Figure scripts

>> start

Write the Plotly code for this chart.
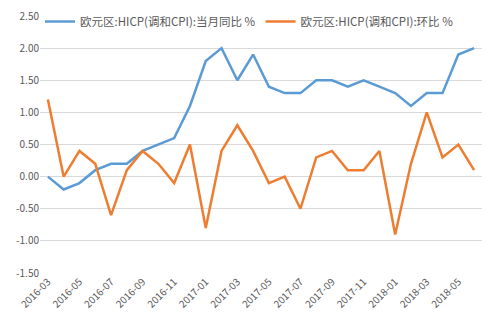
import plotly.graph_objects as go

months = ["2016-03","2016-04","2016-05","2016-06","2016-07","2016-08","2016-09","2016-10","2016-11","2016-12",
          "2017-01","2017-02","2017-03","2017-04","2017-05","2017-06","2017-07","2017-08","2017-09","2017-10",
          "2017-11","2017-12","2018-01","2018-02","2018-03","2018-04","2018-05","2018-06"]
yoy = [0.0,-0.2,-0.1,0.1,0.2,0.2,0.4,0.5,0.6,1.1,
       1.8,2.0,1.5,1.9,1.4,1.3,1.3,1.5,1.5,1.4,
       1.5,1.4,1.3,1.1,1.3,1.3,1.9,2.0]
mom = [1.2,0.0,0.4,0.2,-0.6,0.1,0.4,0.2,-0.1,0.5,
       -0.8,0.4,0.8,0.4,-0.1,0.0,-0.5,0.3,0.4,0.1,
       0.1,0.4,-0.9,0.2,1.0,0.3,0.5,0.1]
name_yoy = "欧元区:HICP(调和CPI):当月同比 %"
name_mom = "欧元区:HICP(调和CPI):环比 %"
tick_labels = months[::2]
yticks = [-1.5,-1.0,-0.5,0.0,0.5,1.0,1.5,2.0,2.5]

font_family = "Noto Sans CJK SC, Noto Sans, sans-serif"
gray = "#595959"

fig = go.Figure()
fig.add_trace(go.Scatter(x=months, y=yoy, mode="lines", name=name_yoy,
                         line=dict(color="#5B9BD5", width=2.5)))
fig.add_trace(go.Scatter(x=months, y=mom, mode="lines", name=name_mom,
                         line=dict(color="#ED7D31", width=2.5)))

fig.update_layout(
    width=489, height=333,
    margin=dict(l=40, r=7, t=12, b=60),
    paper_bgcolor="white", plot_bgcolor="white",
    font=dict(family=font_family, color=gray, size=11),
    legend=dict(orientation="h", x=0.0, y=1.035, xanchor="left", yanchor="top",
                bgcolor="white", font=dict(size=11.5, color=gray),
                itemwidth=30, tracegroupgap=0),
    showlegend=True,
)
fig.update_xaxes(type="category", range=[-0.5, len(months)-0.5],
                 tickmode="array", tickvals=tick_labels, ticktext=tick_labels,
                 tickangle=-45, showgrid=False, showline=False, zeroline=False,
                 tickfont=dict(size=10, color=gray), ticks="")
fig.update_yaxes(range=[-1.5, 2.5], tickmode="array", tickvals=yticks,
                 ticktext=[f"{v:.2f}" for v in yticks],
                 showgrid=True, gridcolor="#D9D9D9", gridwidth=1, zeroline=False,
                 showline=False, tickfont=dict(size=10, color=gray), ticks="")

fig.write_html("out.html")
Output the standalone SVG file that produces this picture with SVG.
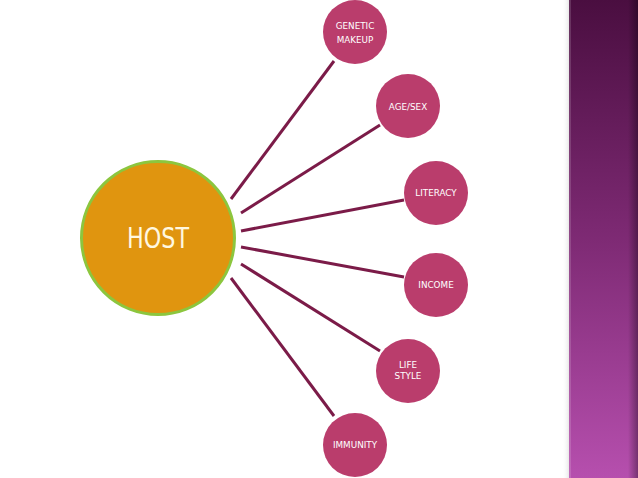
<svg xmlns="http://www.w3.org/2000/svg" width="638" height="478" viewBox="0 0 638 478">
<defs>
<linearGradient id="strip" x1="0" y1="0" x2="0" y2="1">
<stop offset="0" stop-color="#4a0e40"/>
<stop offset="0.5" stop-color="#7e2a74"/>
<stop offset="1" stop-color="#b64fae"/>
</linearGradient>
<linearGradient id="edge" x1="0" y1="0" x2="1" y2="0">
<stop offset="0" stop-color="#000" stop-opacity="0"/>
<stop offset="1" stop-color="#000" stop-opacity="0.35"/>
</linearGradient>
<linearGradient id="shadow" x1="0" y1="0" x2="1" y2="0">
<stop offset="0" stop-color="#fff" stop-opacity="0"/>
<stop offset="1" stop-color="#d8d8d8" stop-opacity="0.6"/>
</linearGradient>
</defs>
<style>
.node circle{fill:#ba3d6c;}
.node text{fill:#fff;font-family:"DejaVu Sans","Liberation Sans",sans-serif;font-size:8.8px;text-anchor:middle;}
.conn line{stroke:#7b1b48;stroke-width:3;}
</style>
<rect width="638" height="478" fill="#fff"/>
<rect x="562" y="0" width="7" height="478" fill="url(#shadow)"/>
<rect x="569" y="0" width="69" height="478" fill="url(#strip)"/>
<rect x="569" y="0" width="2" height="478" fill="#fff" opacity="0.15"/>
<rect x="628" y="0" width="10" height="478" fill="url(#edge)"/>
<g class="conn">
<line x1="231" y1="199" x2="334" y2="61"/>
<line x1="241" y1="213" x2="380" y2="125"/>
<line x1="241" y1="231" x2="404" y2="200"/>
<line x1="241" y1="247" x2="404" y2="277"/>
<line x1="241" y1="264" x2="380" y2="351"/>
<line x1="231" y1="278" x2="334" y2="416"/>
</g>
<g id="host">
<circle cx="158" cy="238" r="76.5" fill="#e0950f" stroke="#8cc63e" stroke-width="3"/>
<text x="158" y="248" fill="#fff8e0" font-family="DejaVu Sans, Liberation Sans, sans-serif" font-size="28" text-anchor="middle" textLength="62" lengthAdjust="spacingAndGlyphs">HOST</text>
</g>
<g id="genetic" class="node">
<circle cx="355" cy="32" r="32"/>
<text x="355" y="29">GENETIC</text>
<text x="355" y="43">MAKEUP</text>
</g>
<g id="agesex" class="node">
<circle cx="408" cy="106" r="32"/>
<text x="408" y="110">AGE/SEX</text>
</g>
<g id="literacy" class="node">
<circle cx="436" cy="193" r="32"/>
<text x="436" y="196">LITERACY</text>
</g>
<g id="income" class="node">
<circle cx="436" cy="285" r="32"/>
<text x="436" y="288">INCOME</text>
</g>
<g id="lifestyle" class="node">
<circle cx="408" cy="371" r="32"/>
<text x="408" y="368">LIFE</text>
<text x="408" y="379">STYLE</text>
</g>
<g id="immunity" class="node">
<circle cx="355" cy="445" r="32"/>
<text x="355" y="448">IMMUNITY</text>
</g>
</svg>
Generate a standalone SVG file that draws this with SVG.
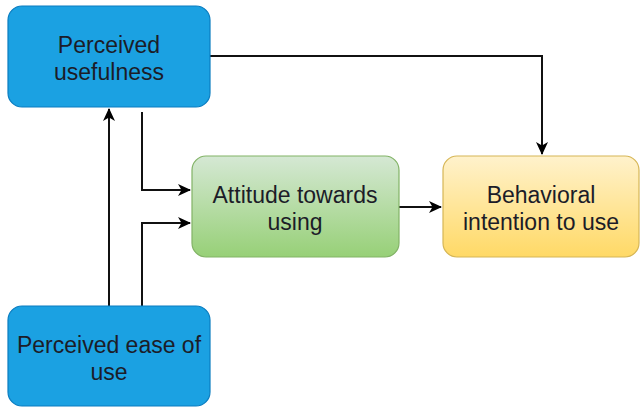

>> end

## Work to be completed
Return all of the entries word for word, but omit the pictures.

## Solved problem
Write the Plotly code for this chart.
import plotly.graph_objects as go

months = ["2016-03","2016-04","2016-05","2016-06","2016-07","2016-08","2016-09","2016-10","2016-11","2016-12",
          "2017-01","2017-02","2017-03","2017-04","2017-05","2017-06","2017-07","2017-08","2017-09","2017-10",
          "2017-11","2017-12","2018-01","2018-02","2018-03","2018-04","2018-05","2018-06"]
yoy = [0.0,-0.2,-0.1,0.1,0.2,0.2,0.4,0.5,0.6,1.1,
       1.8,2.0,1.5,1.9,1.4,1.3,1.3,1.5,1.5,1.4,
       1.5,1.4,1.3,1.1,1.3,1.3,1.9,2.0]
mom = [1.2,0.0,0.4,0.2,-0.6,0.1,0.4,0.2,-0.1,0.5,
       -0.8,0.4,0.8,0.4,-0.1,0.0,-0.5,0.3,0.4,0.1,
       0.1,0.4,-0.9,0.2,1.0,0.3,0.5,0.1]
name_yoy = "欧元区:HICP(调和CPI):当月同比 %"
name_mom = "欧元区:HICP(调和CPI):环比 %"
tick_labels = months[::2]
yticks = [-1.5,-1.0,-0.5,0.0,0.5,1.0,1.5,2.0,2.5]

font_family = "Noto Sans CJK SC, Noto Sans, sans-serif"
gray = "#595959"

fig = go.Figure()
fig.add_trace(go.Scatter(x=months, y=yoy, mode="lines", name=name_yoy,
                         line=dict(color="#5B9BD5", width=2.5)))
fig.add_trace(go.Scatter(x=months, y=mom, mode="lines", name=name_mom,
                         line=dict(color="#ED7D31", width=2.5)))

fig.update_layout(
    width=489, height=333,
    margin=dict(l=40, r=7, t=12, b=60),
    paper_bgcolor="white", plot_bgcolor="white",
    font=dict(family=font_family, color=gray, size=11),
    legend=dict(orientation="h", x=0.0, y=1.035, xanchor="left", yanchor="top",
                bgcolor="white", font=dict(size=11.5, color=gray),
                itemwidth=30, tracegroupgap=0),
    showlegend=True,
)
fig.update_xaxes(type="category", range=[-0.5, len(months)-0.5],
                 tickmode="array", tickvals=tick_labels, ticktext=tick_labels,
                 tickangle=-45, showgrid=False, showline=False, zeroline=False,
                 tickfont=dict(size=10, color=gray), ticks="")
fig.update_yaxes(range=[-1.5, 2.5], tickmode="array", tickvals=yticks,
                 ticktext=[f"{v:.2f}" for v in yticks],
                 showgrid=True, gridcolor="#D9D9D9", gridwidth=1, zeroline=False,
                 showline=False, tickfont=dict(size=10, color=gray), ticks="")

fig.write_html("out.html")
Output the standalone SVG file that produces this picture with SVG.
<svg xmlns="http://www.w3.org/2000/svg" width="638" height="478" viewBox="0 0 638 478">
<defs>
<linearGradient id="strip" x1="0" y1="0" x2="0" y2="1">
<stop offset="0" stop-color="#4a0e40"/>
<stop offset="0.5" stop-color="#7e2a74"/>
<stop offset="1" stop-color="#b64fae"/>
</linearGradient>
<linearGradient id="edge" x1="0" y1="0" x2="1" y2="0">
<stop offset="0" stop-color="#000" stop-opacity="0"/>
<stop offset="1" stop-color="#000" stop-opacity="0.35"/>
</linearGradient>
<linearGradient id="shadow" x1="0" y1="0" x2="1" y2="0">
<stop offset="0" stop-color="#fff" stop-opacity="0"/>
<stop offset="1" stop-color="#d8d8d8" stop-opacity="0.6"/>
</linearGradient>
</defs>
<style>
.node circle{fill:#ba3d6c;}
.node text{fill:#fff;font-family:"DejaVu Sans","Liberation Sans",sans-serif;font-size:8.8px;text-anchor:middle;}
.conn line{stroke:#7b1b48;stroke-width:3;}
</style>
<rect width="638" height="478" fill="#fff"/>
<rect x="562" y="0" width="7" height="478" fill="url(#shadow)"/>
<rect x="569" y="0" width="69" height="478" fill="url(#strip)"/>
<rect x="569" y="0" width="2" height="478" fill="#fff" opacity="0.15"/>
<rect x="628" y="0" width="10" height="478" fill="url(#edge)"/>
<g class="conn">
<line x1="231" y1="199" x2="334" y2="61"/>
<line x1="241" y1="213" x2="380" y2="125"/>
<line x1="241" y1="231" x2="404" y2="200"/>
<line x1="241" y1="247" x2="404" y2="277"/>
<line x1="241" y1="264" x2="380" y2="351"/>
<line x1="231" y1="278" x2="334" y2="416"/>
</g>
<g id="host">
<circle cx="158" cy="238" r="76.5" fill="#e0950f" stroke="#8cc63e" stroke-width="3"/>
<text x="158" y="248" fill="#fff8e0" font-family="DejaVu Sans, Liberation Sans, sans-serif" font-size="28" text-anchor="middle" textLength="62" lengthAdjust="spacingAndGlyphs">HOST</text>
</g>
<g id="genetic" class="node">
<circle cx="355" cy="32" r="32"/>
<text x="355" y="29">GENETIC</text>
<text x="355" y="43">MAKEUP</text>
</g>
<g id="agesex" class="node">
<circle cx="408" cy="106" r="32"/>
<text x="408" y="110">AGE/SEX</text>
</g>
<g id="literacy" class="node">
<circle cx="436" cy="193" r="32"/>
<text x="436" y="196">LITERACY</text>
</g>
<g id="income" class="node">
<circle cx="436" cy="285" r="32"/>
<text x="436" y="288">INCOME</text>
</g>
<g id="lifestyle" class="node">
<circle cx="408" cy="371" r="32"/>
<text x="408" y="368">LIFE</text>
<text x="408" y="379">STYLE</text>
</g>
<g id="immunity" class="node">
<circle cx="355" cy="445" r="32"/>
<text x="355" y="448">IMMUNITY</text>
</g>
</svg>
Generate a standalone SVG file that draws this with SVG.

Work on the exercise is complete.